Putting Obama's proposed tax hike on the rich in an international context

buffett sep19 mf.jpg

Billionaire investor Warren Buffett has argued the U.S. must raise taxes on the rich / Reuters

Perhaps the most politically contentious aspect of President Barack Obama's new proposed legislation, aimed to revive the still-struggling U.S. economy, is $1.5 trillion in tax increases, much of it aimed at wealthy Americans. The White House is calling this "the Buffett rule." Named for super-investor Warren Buffett's complaint that he pays a lower tax rate than some of his most menial wage employees, the legislation would be designed to ensure that anyone making more than $1 million per year will pay at least the same rate as middle-income taxpayers.

Obama's "Buffett rule" is a response to a number of U.S. economic issues (as well as some relevant political openings) related to the recession. One of the most severe is income inequality -- the gaps between wealthy, super-wealthy, and everyone else -- a serious, long-worsening problem that makes the recession more painful and recovery more difficult. To get a sense of just how bad our income inequality has become, it's worth taking a look at how we stack up to the rest of the world.

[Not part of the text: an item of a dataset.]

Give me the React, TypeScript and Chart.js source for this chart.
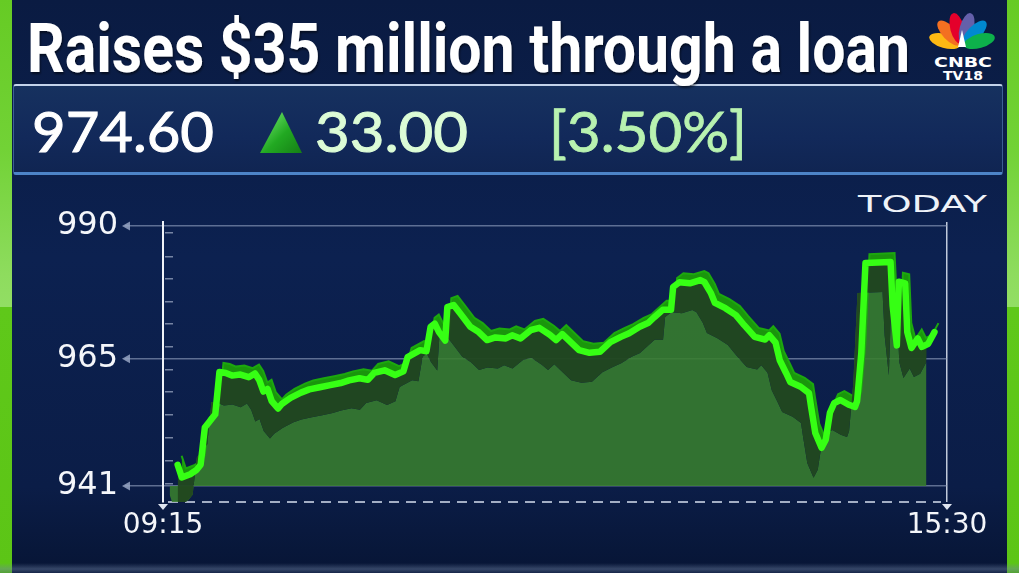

Viewed comparatively, U.S. income inequality is even worse than you might expect. Perfect comparisons across the world's hundred-plus economies would be impossible -- standards of living, the price of staples, social services, and other variables all mean that relative poverty feels very different from one country to another. But, in absolute terms, the gulf between rich and poor is still telling. Income inequality can be measured and compared using something called the Gini coefficient, a century-old formula that measures national economies on a scale from 0.00 to 0.50, with 0.50 being the most unequal. The Gini coefficient is reliable enough that the CIA world factbook uses it. Here's a map of their data, with the most unequal countries in red and the most equal in green.

gini map large.jpg

The U.S., in purple with a Gini coefficient of 0.450, ranks near the extreme end of the inequality scale. Looking for the other countries marked in purple gives you a quick sense of countries with comparable income inequality, and it's an unflattering list: Cameroon, Madagascar, Rwanda, Uganda, Ecuador. A number are currently embroiled in or just emerging from deeply destabilizing conflicts, some of them linked to income inequality: Mexico, Côte d'Ivoire, Sri Lanka, Nepal, Serbia.

Perhaps most damning is China, significantly more equal than the U.S. with a Gini coefficient of 0.415, where the severe income gap has been a source of worsening political instability for almost 20 years. Leagues ahead of the U.S. on income inequality is India, Gini coefficient 0.368, where outrage over corruption and income inequality recently inspired a protest movement that shook the world's largest democracy. (The data for India is from 2004, however; income inequality has likely worsened since then.) Russia, which has seen three popular revolutions in the last century against the caviar-shoveling oligarchs who still run everything, is also less unequal than the U.S., at 0.422 Gini.

Here's another map, also based on the CIA data, that shows countries by whether they are more or less equal than the U.S. The red countries have greater income inequality, the blue countries less; the U.S. is again purple.

gini map twotonefull pos.jpg

Income inequality is more severe in the U.S. than it is in nearly all of West Africa, North Africa, Europe, and Asia. We're on par with some of the world's most troubled countries, and not far from the perpetual conflict zones of Latin American and Sub-Saharan Africa. Our income gap is also getting worse, having widened both in absolute and relative terms since the 1980s. It's not a problem that the "Buffett rule" would solve on its own, but at least the U.S. political system is starting to acknowledge how serious things have become.